Critics argue that no one, not even the president, should be allowed on social media if they are going to “incite violence.” This objection fails for multiple reasons.
For one, as many legal scholars have explained, Trump’s speech regarding the Capitol attacks, while grossly irresponsible, almost certainly does not reach the level of “incitement” as defined by First Amendment law. Critics who bandy this term about mislead more than they inform.
Even if one grants this argument, it is only a justification for removing or deleting individual posts that engage in this behavior — not perma-banning one of the single most prominent figures in politics from the digital public square.
Moreover, this censorship campaign deals a serious blow to the cultural value of open discourse and exchange of ideas that originally defined social media companies’ operating ethos and gave vibrancy to their platforms. This is why even the liberal American Civil Liberties Union has spoken out with concerns about Trump’s purge.

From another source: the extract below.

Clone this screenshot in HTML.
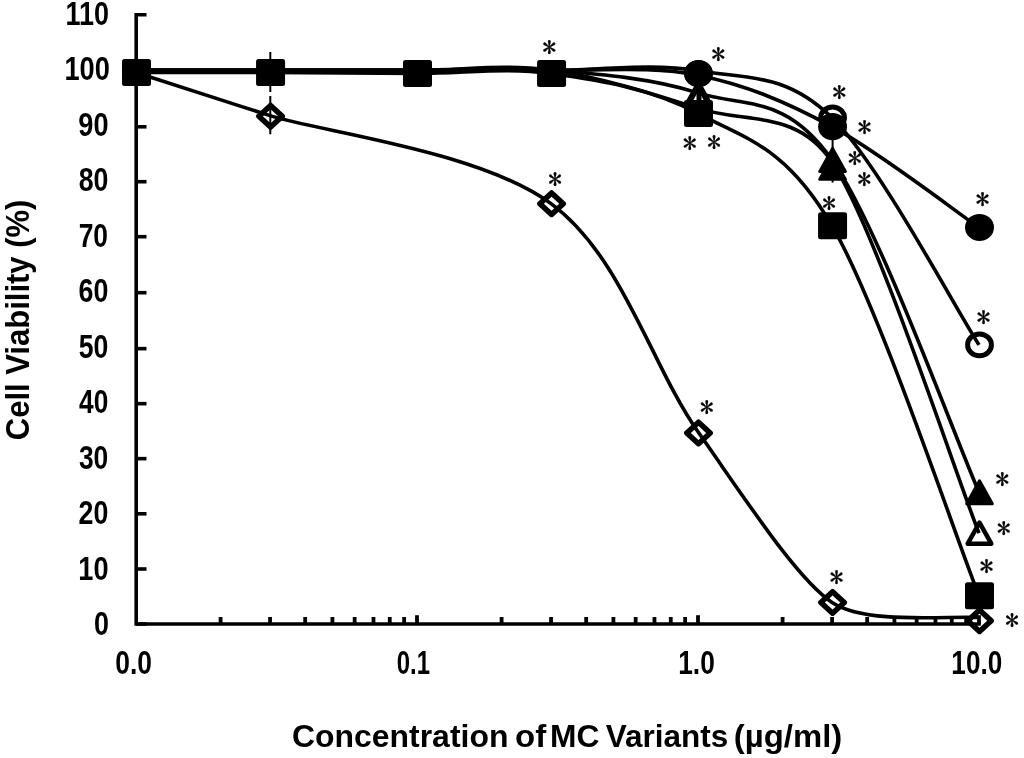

“We understand the desire to permanently suspend [Trump] now, but it should concern everyone when companies like Facebook and Twitter wield the unchecked power to remove people from platforms that have become indispensable for the speech of billions — especially when political realities make those decisions easier,” the ACLU said in a statement. “President Trump can turn to his press team or Fox News to communicate with the public, but others — like the many Black, Brown, and LGBTQ activists who have been censored by social media companies — will not have that luxury.”
If Big Tech can ban our most powerful political figures at will, it can most certainly silence you next.
All of this censorship only invites new regulations that would lead to dysfunction or even destruction of social media as we know it. There is already bipartisan support for anti-tech policy proposals, such as eliminating the Section 230 liability shield that allows social media platforms to exist.
This foolish regulatory proposal would mean that social media platforms have to screen every single piece of content posted as they could potentially be sued for anything. This would almost certainly lead to massive queues and delays for posts and vast amounts of content being blocked for potential legal concerns.
In short order, social media as we know it would cease to exist, or at least become a shadow of itself. Big Tech’s decision to ban Trump only fuels the momentum for this type of regulatory backlash and thus its own demise — which would be a detriment to the hundreds of millions of people who rely on its services.
As worrying as this display of concentrated power may be, Big Tech does have the legal right to remove voices such as Trump’s from the major digital platforms, where so much of modern political discourse occurs. But the consequences of these actions are countless. From fueling echo chamber-driven polarization to inviting regulatory disaster, social media companies are making an unmitigated mistake.